_Given exercise_
Begin with the first line below and retype each line exactly through the line containing "from matplotlib.colors import to_rgb". Any pictures are to be left out.

— Begin Provided data —

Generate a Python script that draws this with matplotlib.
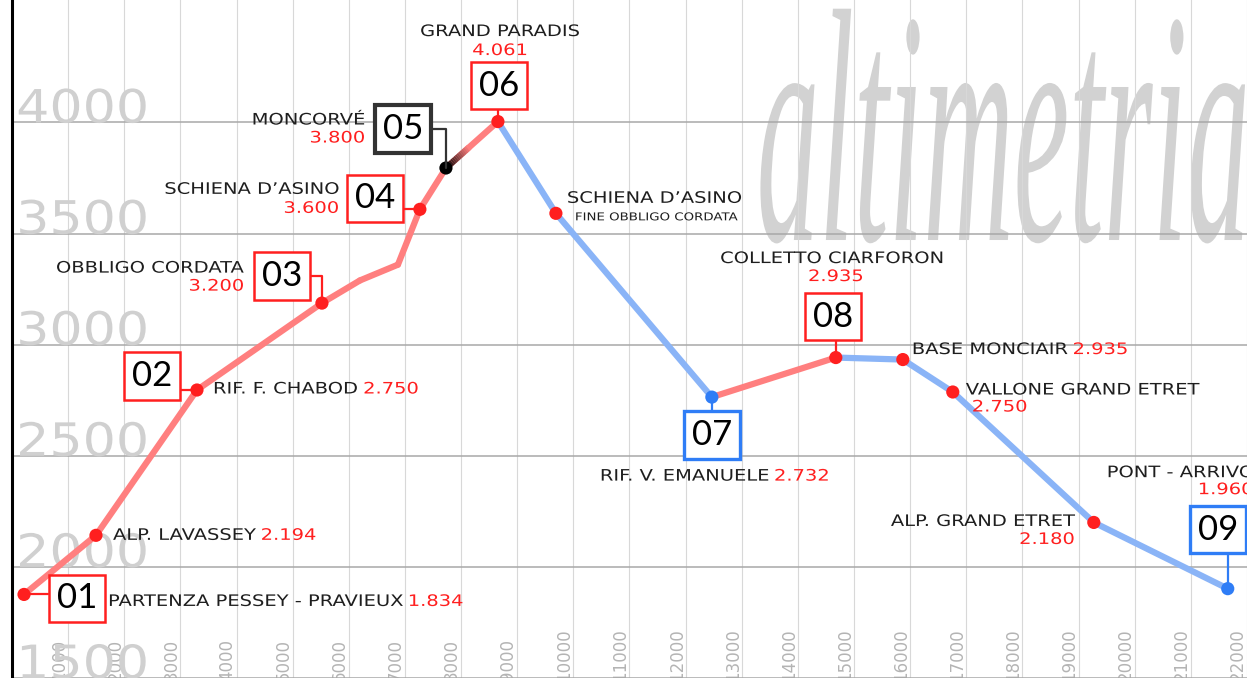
import matplotlib
matplotlib.use('Agg')
import matplotlib.pyplot as plt
import numpy as np
from matplotlib.collections import LineCollection
from matplotlib import patheffects
from matplotlib.transforms import Affine2D, Bbox
from matplotlib.colors import to_rgb

# profilo altimetrico: distanza [m], quota [m]
dist = [214, 1496, 3295, 5521, 6198, 6875, 7266, 7730, 8656, 9689,
        12467, 14675, 15869, 16759, 19271, 21657]
quota = [1876, 2142, 2796, 3187, 3289, 3360, 3609, 3795, 4004, 3591,
         2764, 2942, 2933, 2787, 2200, 1902]
# tratti: s = salita (rosso), d = discesa (blu)
tratto = ['s', 's', 's', 's', 's', 's', 's', 's',
          'd', 'd', 's', 'd', 'd', 'd', 'd']

# punti di passaggio (indice nel profilo)
wp_idx = [0, 1, 2, 3, 6, 7, 8, 9, 10, 11, 12, 13, 14, 15]
nomi = ['PARTENZA PESSEY - PRAVIEUX', 'ALP. LAVASSEY', 'RIF. F. CHABOD',
        'OBBLIGO CORDATA', 'SCHIENA D’ASINO', 'MONCORVÉ', 'GRAND PARADIS',
        'SCHIENA D’ASINO', 'RIF. V. EMANUELE', 'COLLETTO CIARFORON',
        'BASE MONCIAIR', 'VALLONE GRAND ETRET', 'ALP. GRAND ETRET',
        'PONT - ARRIVO']
quote_txt = ['1.834', '2.194', '2.750', '3.200', '3.600', '3.800', '4.061',
             None, '2.732', '2.935', '2.935', '2.750', '2.180', '1.960']
sottotitolo = 'FINE OBBLIGO CORDATA'

# tappe numerate
tappe = ['01', '02', '03', '04', '05', '06', '07', '08', '09']
tappe_wp = [0, 2, 3, 4, 5, 6, 8, 9, 13]

x_ticks = list(range(1000, 23000, 1000))
y_ticks = [1500, 2000, 2500, 3000, 3500, 4000]

# ---- stile / posizioni (pixel) ----
ROSSO = '#ff1f1f'
LINE_S = '#ff7f7f'
LINE_D = '#8ab4f7'
BLU = '#2f7df6'
NERO = '#1e1e1e'
SX = 1.23          # the labels' font is much wider than DejaVu
FS = 11.4
wp_col = [ROSSO] * 14
wp_col[5] = 'black'
wp_col[8] = BLU
wp_col[13] = BLU

nome_off = [(84, -7), (17, 0), (16, 1), (-78, 35), (-81, 20), (-81, 48),
            (2, 90), (11, 15), (-112, -79), (-4, 99), (9, 10), (13, 2),
            (-19, 1), (-121, 116)]
nome_ha = ['left', 'left', 'left', 'right', 'right', 'right', 'center',
           'left', 'left', 'center', 'left', 'left', 'right', 'left']
quota_off = ['inline', 'inline', 'inline', (-78, 17), (-81, 1), (-81, 30),
             (2, 71), None, 'inline', (0, 81), 'inline', (19, -15),
             (-19, -17), (-30, 99)]

box_off = [(53, -4), (-45, 14), (-40, 27), (-45, 11), (-43, 39), (1, 36),
           (0, -38), (-3, 41), (-10, 59)]
box_ec = [ROSSO, ROSSO, ROSSO, ROSSO, '#333333', ROSSO, BLU, ROSSO, BLU]
box_lw = [1.8, 1.8, 1.8, 1.8, 3.0, 1.8, 2.4, 1.8, 2.4]
box_conn = ['angle,angleA=90,angleB=0,rad=0', 'angle,angleA=90,angleB=0,rad=0',
            'angle,angleA=0,angleB=90,rad=0', 'angle,angleA=90,angleB=0,rad=0',
            'angle,angleA=0,angleB=90,rad=0', 'angle,angleA=0,angleB=90,rad=0',
            'angle,angleA=0,angleB=90,rad=0', 'angle,angleA=0,angleB=90,rad=0',
            'angle,angleA=0,angleB=90,rad=0']
ANCHOR = {'left': 0.0, 'center': 0.5, 'right': 1.0}


class Stretch(patheffects.AbstractPathEffect):
    # widen / squeeze the glyphs horizontally, keeping the alignment point
    def __init__(self, sx=1.0, anchor=0.0):
        super().__init__()
        self.sx, self.anchor = sx, anchor

    def draw_path(self, renderer, gc, tpath, affine, rgbFace=None):
        m = affine.get_matrix().copy()
        w = tpath.vertices[:, 0].max() * m[0, 0] if len(tpath.vertices) else 0
        m[0, :2] *= self.sx
        m[0, 2] -= self.anchor * (self.sx - 1) * w
        renderer.draw_path(gc, tpath, Affine2D(m), rgbFace)


def after(txt, sx):
    # bbox of a stretched (left aligned) text, for placing the next text
    def f(renderer):
        bb = txt.get_window_extent(renderer)
        return Bbox.from_extents(bb.x0, bb.y0, bb.x0 + bb.width * sx, bb.y1)
    return f


plt.rcParams['font.family'] = 'DejaVu Sans'

fig = plt.figure(figsize=(12.47, 6.78), dpi=100)
ax = fig.add_axes([12 / 1247, 0, 1235 / 1247, 1])
ax.set_xlim(0, 22000)
ax.set_ylim(1538, 4551)

for s in ['top', 'right', 'bottom']:
    ax.spines[s].set_visible(False)
ax.spines['left'].set_linewidth(2.2)
ax.spines['left'].set_color('black')
ax.spines['left'].set_zorder(6)

ax.set_axisbelow(True)
ax.set_xticks(x_ticks)
ax.set_xticklabels([str(v) for v in x_ticks])
ax.set_yticks(y_ticks)
ax.set_yticklabels([str(v) for v in y_ticks])
ax.tick_params(axis='x', length=0, pad=2, labelsize=12, labelcolor='#b4b4b4')
ax.tick_params(axis='y', length=0, pad=-3, labelsize=33, labelcolor='#d0d0d0')
plt.setp(ax.get_xticklabels(), rotation=90, ha='right', va='bottom')
plt.setp(ax.get_yticklabels(), ha='left', va='baseline',
         path_effects=[Stretch(1.14)])
ax.xaxis.grid(True, color='#d8d8d8', lw=0.8)
ax.yaxis.grid(True, color='#a8a8a8', lw=1.1)

# scritta di sfondo
ax.text(0.603, 0.646, 'altimetria', transform=ax.transAxes, ha='left',
        va='baseline', fontsize=240, family='Liberation Serif', style='italic',
        color='#d2d2d2', zorder=0.2, path_effects=[Stretch(0.375)])

# linea del profilo
d = np.array(dist, dtype=float)
q = np.array(quota, dtype=float)
segs = [[(d[i], q[i]), (d[i + 1], q[i + 1])] for i in range(len(d) - 1)]
cols = [LINE_S if t == 's' else LINE_D for t in tratto]
ax.add_collection(LineCollection(segs, colors=cols, linewidths=4.5,
                                 capstyle='round', joinstyle='round', zorder=3))

# sfumatura nera dopo Moncorvé
i5 = 7
tt = np.linspace(0, 0.45, 16)
gx = d[i5] + (d[i5 + 1] - d[i5]) * tt
gy = q[i5] + (q[i5 + 1] - q[i5]) * tt
c0 = np.array(to_rgb('black'))
c1 = np.array(to_rgb(LINE_S))
gsegs = [[(gx[k], gy[k]), (gx[k + 1], gy[k + 1])] for k in range(len(gx) - 1)]
gcols = [c0 + (c1 - c0) * (k / (len(gx) - 2)) for k in range(len(gx) - 1)]
ax.add_collection(LineCollection(gsegs, colors=gcols, linewidths=4.5,
                                 capstyle='butt', zorder=3.1))

# punti
wx = d[wp_idx]
wy = q[wp_idx]
ax.scatter(wx, wy, s=90, c=wp_col, zorder=5, linewidths=0)

# etichette
for k, nome in enumerate(nomi):
    dx, dy = nome_off[k]
    ha = nome_ha[k]
    t = ax.annotate(nome, xy=(wx[k], wy[k]), xytext=(dx, dy),
                    textcoords='offset pixels', ha=ha, va='center',
                    fontsize=FS, color=NERO, zorder=7,
                    path_effects=[Stretch(SX, ANCHOR[ha])])
    qo = quota_off[k]
    if qo == 'inline':
        ax.annotate(quote_txt[k], xy=(1, 0), xycoords=after(t, SX),
                    xytext=(5, 0), textcoords='offset pixels', ha='left',
                    va='bottom', fontsize=FS, color=ROSSO, zorder=7,
                    path_effects=[Stretch(SX)])
    elif qo is not None:
        ax.annotate(quote_txt[k], xy=(wx[k], wy[k]), xytext=qo,
                    textcoords='offset pixels', ha=ha, va='center',
                    fontsize=FS, color=ROSSO, zorder=7,
                    path_effects=[Stretch(SX, ANCHOR[ha])])

ax.annotate(sottotitolo, xy=(wx[7], wy[7]), xytext=(19, -4),
            textcoords='offset pixels', ha='left', va='center',
            fontsize=7.8, color=NERO, zorder=7, path_effects=[Stretch(SX)])

# riquadri numerati
for k, lab in enumerate(tappe):
    w = tappe_wp[k]
    ax.annotate(lab, xy=(wx[w], wy[w]), xytext=box_off[k],
                textcoords='offset pixels', ha='center', va='center',
                fontsize=25, family='Lato', color='black', zorder=8,
                bbox=dict(boxstyle='square,pad=0.22', fc='white',
                          ec=box_ec[k], lw=box_lw[k]),
                arrowprops=dict(arrowstyle='-', color=box_ec[k], lw=1.6,
                                shrinkA=0, shrinkB=0,
                                connectionstyle=box_conn[k]))

fig.savefig('out.png', dpi=100)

— End Provided data —

_Written response_
Generate a Python script that draws this with matplotlib.
import matplotlib
matplotlib.use('Agg')
import matplotlib.pyplot as plt
import numpy as np
from matplotlib.collections import LineCollection
from matplotlib import patheffects
from matplotlib.transforms import Affine2D, Bbox
from matplotlib.colors import to_rgb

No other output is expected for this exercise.